Thursday, January 31, 2008

Taking the first step

For most of my life, I have always felt very different from people around me. I have wondered for so long why people around me have seemed foreign. I have never understood "appropriate" or "normal" human interactions. It has always been a puzzle that I have been unable to solve leading to countless awkward moments which provide laughter in my best moments and stinging humiliation in my worst moments.

Today, I decided to start writing online again. Previously, I used blogs as journals of my personal life with my identity exposed. I opted to remain unknown this time. I feel like my personal life is too important to jeopardize at this point.

Lately, I've been researching Asperger's syndrome and have felt quite conflicted about it. I've been depressed on and off ever since social life involved more than playing on the playground. I have always been extremely introverted and have received much ridicule about this fact. At other times, I was just ignored or dismissed as strange. The unfortunate truth is that I have plenty to say - I just don't care to interact socially most of the time. My interests encompass many topics. I have pursued countless hobbies until I knew more than enough information about them than most would desire. I have always been able to occupy myself in hopelessly boring situations. My most treasured moments are those spent by myself or with the few people who have penetrated my shell.

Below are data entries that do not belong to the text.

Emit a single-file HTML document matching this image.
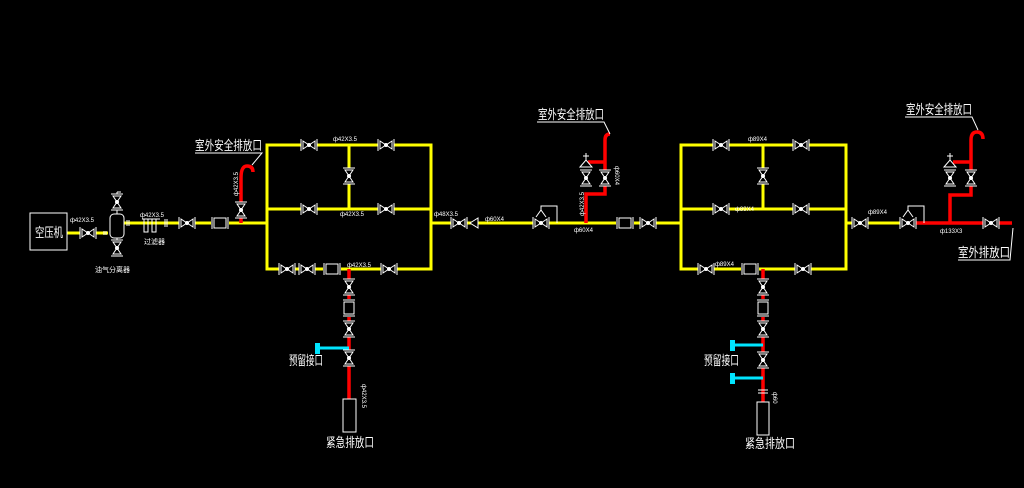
<!DOCTYPE html>
<html><head><meta charset="utf-8"><style>
html,body{margin:0;padding:0;background:#000;}
svg{display:block}
text{font-family:"Liberation Sans","Noto Sans CJK SC","WenQuanYi Zen Hei",sans-serif;fill:#fff}
</style></head><body>
<svg width="1024" height="488" viewBox="0 0 1024 488" xmlns="http://www.w3.org/2000/svg">
<defs>
<g id="hv">
<rect x="-8" y="-5" width="16" height="10" fill="#000"/>
<path d="M-6,-4 L6,4 L6,-4 L-6,4 Z" fill="none" stroke="#fff" stroke-width="1"/>
<line x1="-8" y1="-6" x2="-8" y2="6" stroke="#fff" stroke-width="1"/>
<line x1="8" y1="-6" x2="8" y2="6" stroke="#fff" stroke-width="1"/>
<circle cx="0" cy="0" r="2" fill="#fff"/>
</g>
<g id="vv"><use href="#hv" transform="rotate(90)"/></g>
<g id="bx">
<rect x="-9" y="-6" width="18" height="12" fill="#000"/>
<rect x="-6" y="-5" width="12" height="10" fill="none" stroke="#fff"/>
<line x1="-8" y1="-6" x2="-8" y2="6" stroke="#fff"/>
<line x1="8" y1="-6" x2="8" y2="6" stroke="#fff"/>
</g>
<g id="vbx"><use href="#bx" transform="rotate(90)"/></g>
</defs>

<g stroke="#ffff00" stroke-width="3" fill="none">
<line x1="67" y1="233" x2="108" y2="233"/>
<line x1="124" y1="223" x2="268" y2="223"/>
<rect x="267" y="145" width="164" height="124"/>
<line x1="267" y1="209" x2="431" y2="209"/>
<line x1="349" y1="145" x2="349" y2="209"/>
<line x1="431" y1="223" x2="585" y2="223"/>
<line x1="585" y1="223" x2="682" y2="223"/>
<rect x="681" y="145" width="165" height="124"/>
<line x1="681" y1="209" x2="846" y2="209"/>
<line x1="763" y1="145" x2="763" y2="209"/>
<line x1="846" y1="223" x2="905" y2="223"/>
</g>

<g stroke="#ff0000" stroke-width="3.5" fill="none">
<line x1="241" y1="223" x2="241" y2="178"/>
<path d="M241,178 Q241,166 247,166 Q253,166 253,172"/>
<line x1="349" y1="269" x2="349" y2="400"/>
<line x1="763" y1="269" x2="763" y2="405"/>
<path d="M586,223 V194 H605 V140"/>
<line x1="588" y1="162" x2="605" y2="162"/>
<path d="M605,140 Q605,134 610,134"/>
<line x1="912" y1="223" x2="1012" y2="223"/>
<path d="M950,223 V195 H971 V140 Q971,132 977,132 Q983,132 983,139"/>
<line x1="953" y1="162" x2="971" y2="162"/>
</g>

<g stroke="#00e5ff" stroke-width="3" fill="none">
<line x1="318" y1="348" x2="349" y2="348"/>
<line x1="733" y1="345" x2="763" y2="345"/>
<line x1="733" y1="378" x2="763" y2="378"/>
</g>
<g fill="#00e5ff">
<rect x="315" y="343" width="5" height="11"/>
<rect x="730" y="340" width="5" height="11"/>
<rect x="730" y="373" width="5" height="11"/>
</g>

<rect x="30" y="213" width="37" height="37" fill="none" stroke="#fff"/>
<text x="35" y="237" font-size="13" textLength="28" lengthAdjust="spacingAndGlyphs">空压机</text>
<use href="#hv" x="88" y="233"/>
<g stroke="#fff" fill="none">
<rect x="110" y="214" width="14" height="24" rx="4"/>
<line x1="117" y1="214" x2="117" y2="192"/><line x1="117" y1="192" x2="121" y2="192"/>
<line x1="117" y1="238" x2="117" y2="256"/>
<line x1="104" y1="231" x2="104" y2="235"/><line x1="106" y1="231" x2="106" y2="235"/>
<line x1="127" y1="220" x2="127" y2="226"/><line x1="129" y1="220" x2="129" y2="226"/>
<path d="M142,219 H160 M144,219 V232 H148 V219 M152,219 V232 H156 V219"/>
<line x1="165" y1="219" x2="165" y2="227"/><line x1="167" y1="219" x2="167" y2="227"/>
</g>
<use href="#vv" x="117" y="202"/><use href="#vv" x="117" y="248"/>
<use href="#hv" x="187" y="223"/>
<use href="#bx" x="220" y="223"/>
<use href="#vv" x="241" y="210"/>

<use href="#hv" x="309" y="145"/><use href="#hv" x="386" y="145"/>
<use href="#vv" x="349" y="176"/>
<use href="#hv" x="309" y="209"/><use href="#hv" x="386" y="209"/>
<use href="#hv" x="287" y="269"/><use href="#hv" x="307" y="269"/>
<use href="#bx" x="332" y="269"/><use href="#hv" x="389" y="269"/>
<use href="#hv" x="459" y="223"/>
<path d="M470,223 L478,218 L478,228 Z" fill="#000" stroke="#fff"/>
<use href="#hv" x="541" y="223"/>
<path d="M536,217 L541,210 L546,217 M541,210 V206 H557 V223" fill="none" stroke="#fff"/>
<use href="#bx" x="625" y="223"/><use href="#hv" x="648" y="223"/>
<use href="#vv" x="349" y="287"/><use href="#vbx" x="349" y="308"/>
<use href="#vv" x="349" y="329"/><use href="#vv" x="349" y="358"/>
<rect x="343" y="399" width="13" height="33" fill="#000" stroke="#fff"/>
<use href="#vv" x="586" y="178"/><use href="#vv" x="605" y="178"/>
<path d="M580,167 L586,160 L592,167 Z M586,160 V153 M583,156 H589" fill="#000" stroke="#fff"/>

<use href="#hv" x="721" y="145"/><use href="#hv" x="801" y="145"/>
<use href="#vv" x="763" y="176"/>
<use href="#hv" x="721" y="209"/><use href="#hv" x="801" y="209"/>
<use href="#hv" x="706" y="269"/><use href="#bx" x="750" y="269"/><use href="#hv" x="803" y="269"/>
<use href="#hv" x="860" y="223"/>
<use href="#hv" x="908" y="223"/>
<path d="M903,217 L908,210 L913,217 M908,210 V206 H924 V223" fill="none" stroke="#fff"/>
<use href="#hv" x="991" y="223"/>
<use href="#vv" x="950" y="178"/><use href="#vv" x="971" y="178"/>
<path d="M944,167 L950,160 L956,167 Z M950,160 V153 M947,156 H953" fill="#000" stroke="#fff"/>
<use href="#vv" x="763" y="287"/><use href="#vbx" x="763" y="308"/>
<use href="#vv" x="763" y="329"/><use href="#vv" x="763" y="360"/>
<g stroke="#fff"><line x1="758" y1="390" x2="768" y2="390"/><line x1="758" y1="393" x2="768" y2="393"/></g>
<rect x="757" y="402" width="12" height="33" fill="#000" stroke="#fff"/>

<g stroke="#fff" fill="none">
<path d="M195,153 H262 L252,165"/>
<path d="M537,122 H604 L610,134"/>
<path d="M905,117 H972 L978,130"/>
<path d="M958,260 H1010 L1013,228"/>
</g>
<g font-size="13">
<text x="195" y="150" textLength="67" lengthAdjust="spacingAndGlyphs">室外安全排放口</text>
<text x="538" y="119" textLength="66" lengthAdjust="spacingAndGlyphs">室外安全排放口</text>
<text x="906" y="114" textLength="66" lengthAdjust="spacingAndGlyphs">室外安全排放口</text>
<text x="958" y="257" textLength="52" lengthAdjust="spacingAndGlyphs">室外排放口</text>
<text x="289" y="365" textLength="34" lengthAdjust="spacingAndGlyphs">预留接口</text>
<text x="704" y="365" textLength="35" lengthAdjust="spacingAndGlyphs">预留接口</text>
<text x="326" y="447" textLength="48" lengthAdjust="spacingAndGlyphs">紧急排放口</text>
<text x="745" y="448" textLength="50" lengthAdjust="spacingAndGlyphs">紧急排放口</text>
</g>
<text x="95" y="272" font-size="7">油气分离器</text>
<text x="144" y="244" font-size="7">过滤器</text>
<g font-size="6">
<text x="70" y="222">ф42X3.5</text>
<text x="140" y="217">ф42X3.5</text>
<text x="333" y="141">ф42X3.5</text>
<text x="340" y="216">ф42X3.5</text>
<text x="347" y="267">ф42X3.5</text>
<text x="434" y="216">ф48X3.5</text>
<text x="485" y="221">ф60X4</text>
<text x="574" y="232">ф60X4</text>
<text x="748" y="141">ф89X4</text>
<text x="735" y="211">ф89X4</text>
<text x="715" y="266">ф89X4</text>
<text x="868" y="214">ф89X4</text>
<text x="940" y="233">ф133X3</text>
<text transform="translate(238,196) rotate(-90)">ф42X3.5</text>
<text transform="translate(584,216) rotate(-90)">ф42X3.5</text>
<text transform="translate(615,166) rotate(90)">ф60X4</text>
<text transform="translate(362,384) rotate(90)">ф42X3.5</text>
<text transform="translate(773,392) rotate(90)">ф60</text>
</g>
</svg>
</body></html>
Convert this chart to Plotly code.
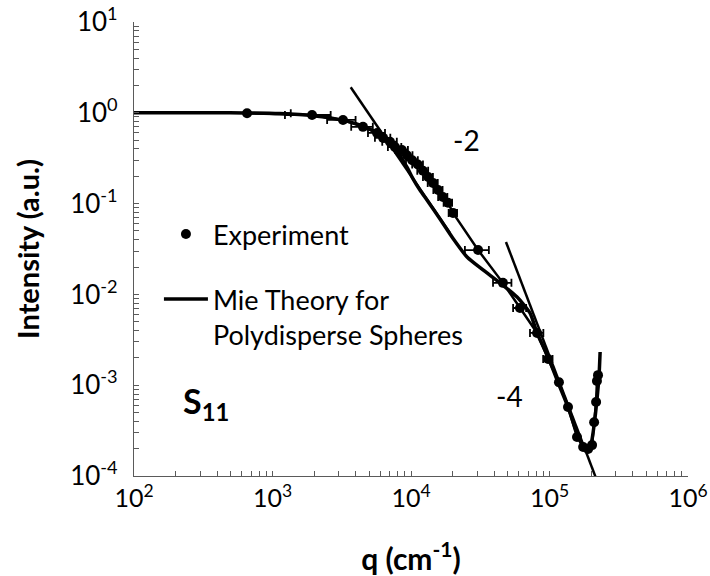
import plotly.graph_objects as go

# ---------------- data ----------------
exp_q = [655, 1930, 3230, 4500, 5690, 6290, 7050, 7660, 8600, 9350, 10200, 11200,
         12200, 13300, 14400, 15700, 17000, 18500, 20100, 30500, 46100, 61200,
         81300, 97600, 117000, 136000, 158000, 175000, 190000, 203000, 210000,
         217000, 220000, 224000]
exp_I = [0.99, 0.946, 0.834, 0.70, 0.60, 0.53, 0.48, 0.42, 0.39, 0.34, 0.30, 0.27,
         0.23, 0.196, 0.169, 0.141, 0.118, 0.102, 0.079, 0.0308, 0.0134, 0.00708,
         0.00376, 0.00194, 0.00108, 0.000575, 0.000269, 0.000209, 0.000198,
         0.000219, 0.00039, 0.000653, 0.00111, 0.00129]
exp_dq = [700, 700, 750, 800, 800, 800, 850, 850, 900, 900, 1000, 1000,
          1100, 1100, 1200, 1200, 1300, 1300, 1400, 6000, 7000, 6600,
          9000, 7600, 4000, 3000, 0, 0, 0, 0, 0, 0, 0, 0]

mie_q = [100, 493, 1130, 1950, 3330, 4650, 5980, 7050, 8330, 9350, 10300, 11600,
         13000, 16200, 20000, 25400, 33100, 43900, 58300, 72300, 81300, 97600,
         115000, 136000, 158000, 175000, 187000, 200000, 210000, 220000, 228000,
         232000]
mie_I = [1.0, 1.0, 0.98, 0.93, 0.82, 0.70, 0.57, 0.46, 0.334, 0.253, 0.19, 0.141,
         0.11, 0.0676, 0.0418, 0.0258, 0.0186, 0.0134, 0.00936, 0.00624, 0.00376,
         0.00205, 0.00108, 0.000575, 0.000298, 0.000214, 0.000198, 0.000231,
         0.000365, 0.00069, 0.00129, 0.00232]

slope2_q = [3670, 19100]
slope2_I = [1.91, 0.0474]
slope4_q = [48500, 222000]
slope4_I = [0.0378, 0.000086]

x_tickvals = [1e2, 1e3, 1e4, 1e5, 1e6]
x_ticktext = ["10<sup>2</sup>", "10<sup>3</sup>", "10<sup>4</sup>", "10<sup>5</sup>", "10<sup>6</sup>"]
y_tickvals = [1e-4, 1e-3, 1e-2, 1e-1, 1e0, 1e1]
y_ticktext = ["10<sup>-4</sup>", "10<sup>-3</sup>", "10<sup>-2</sup>", "10<sup>-1</sup>",
              "10<sup>0</sup>", "10<sup>1</sup>"]

# minor tick positions (2..9 within each decade)
x_minor = [m * d for d in [1e2, 1e3, 1e4, 1e5] for m in range(2, 10)]
y_minor = [m * d for d in [1e-4, 1e-3, 1e-2, 1e-1, 1e0] for m in range(2, 10)]

FONT = "Lato"
BLACK = "#000000"
AXC = "#5a5a5a"

fig = go.Figure()

# slope guide lines
fig.add_trace(go.Scatter(x=slope2_q, y=slope2_I, mode="lines",
                         line=dict(color=BLACK, width=2.5), showlegend=False,
                         hoverinfo="skip"))
fig.add_trace(go.Scatter(x=slope4_q, y=slope4_I, mode="lines",
                         line=dict(color=BLACK, width=2.5), showlegend=False,
                         hoverinfo="skip"))

# theory
fig.add_trace(go.Scatter(x=mie_q, y=mie_I, mode="lines",
                         line=dict(color=BLACK, width=3.5, shape="spline", smoothing=0.6),
                         name="Mie Theory for<br>Polydisperse Spheres",
                         legendrank=2, legendgroup="b"))

# experiment
fig.add_trace(go.Scatter(x=exp_q, y=exp_I, mode="lines+markers",
                         line=dict(color=BLACK, width=2.5),
                         marker=dict(color=BLACK, size=10),
                         error_x=dict(type="data", array=exp_dq, visible=True,
                                      color=BLACK, thickness=1.8, width=4),
                         showlegend=False))
# legend entry for experiment (markers only)
fig.add_trace(go.Scatter(x=[None], y=[None], mode="markers",
                         marker=dict(color=BLACK, size=10),
                         name="Experiment", legendrank=1, legendgroup="a"))

fig.update_layout(
    width=710, height=576,
    margin=dict(l=134, r=22, t=22, b=100, autoexpand=False),
    paper_bgcolor="white", plot_bgcolor="white",
    font=dict(family=FONT, color=BLACK, size=25),
    showlegend=True,
    legend=dict(x=0.045, y=0.586, xanchor="left", yanchor="top",
                bgcolor="rgba(0,0,0,0)", font=dict(size=27, family=FONT),
                valign="top", tracegroupgap=27, itemwidth=44),
    xaxis=dict(type="log", range=[2, 6], tickmode="array",
               tickvals=x_tickvals, ticktext=x_ticktext,
               ticks="inside", ticklen=5, tickwidth=1, tickcolor=AXC,
               showline=True, linecolor=AXC, linewidth=1.3, mirror=False,
               showgrid=False, zeroline=False, automargin=False,
               minor=dict(tickmode="array", tickvals=x_minor, ticks="inside",
                          ticklen=5, tickwidth=1, tickcolor=AXC, showgrid=False),
               tickfont=dict(size=25),
               title=dict(text="<b>q (cm<sup>-1</sup>)</b>", font=dict(size=30), standoff=38)),
    yaxis=dict(type="log", range=[-4, 1], tickmode="array",
               tickvals=y_tickvals, ticktext=y_ticktext,
               ticks="inside", ticklen=5, tickwidth=1, tickcolor=AXC,
               showline=True, linecolor=AXC, linewidth=1.3, mirror=False,
               showgrid=False, zeroline=False, automargin=False,
               minor=dict(tickmode="array", tickvals=y_minor, ticks="inside",
                          ticklen=5, tickwidth=1, tickcolor=AXC, showgrid=False),
               tickfont=dict(size=26), ticklabelstandoff=10,
               title=dict(text="<b>Intensity (a.u.)</b>", font=dict(size=29), standoff=22)),
    annotations=[
        dict(x=4.404, y=-0.300, xref="x", yref="y", text="-2", showarrow=False,
             font=dict(size=28, family=FONT)),
        dict(x=4.708, y=-3.119, xref="x", yref="y", text="-4", showarrow=False,
             font=dict(size=28, family=FONT)),
        dict(x=2.52, y=-3.2, xref="x", yref="y", text="<b>S<sub>11</sub></b>",
             showarrow=False, font=dict(size=34, family=FONT)),
    ],
)

fig.write_html("out.html")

My biggest problem right now is that I feel like I'm being left behind. I have no intellectual deficits. I have always been a great student. However, I am a college graduate who feels like adult life is repulsive in ways - a Holden Caulfield of sorts. I know that, in order to continue forward, I must assimilate and compromise. I'm trying my best at the moment, but it is difficult not to feel hopeless when people my own age seem light years ahead of me in various life pursuits.

I have so many passions and desires that I jump between on a daily basis. It is difficult to feel strongly about so many things and then fail to execute steps towards these goals. I hope to direct myself in these posts so that my life can flourish.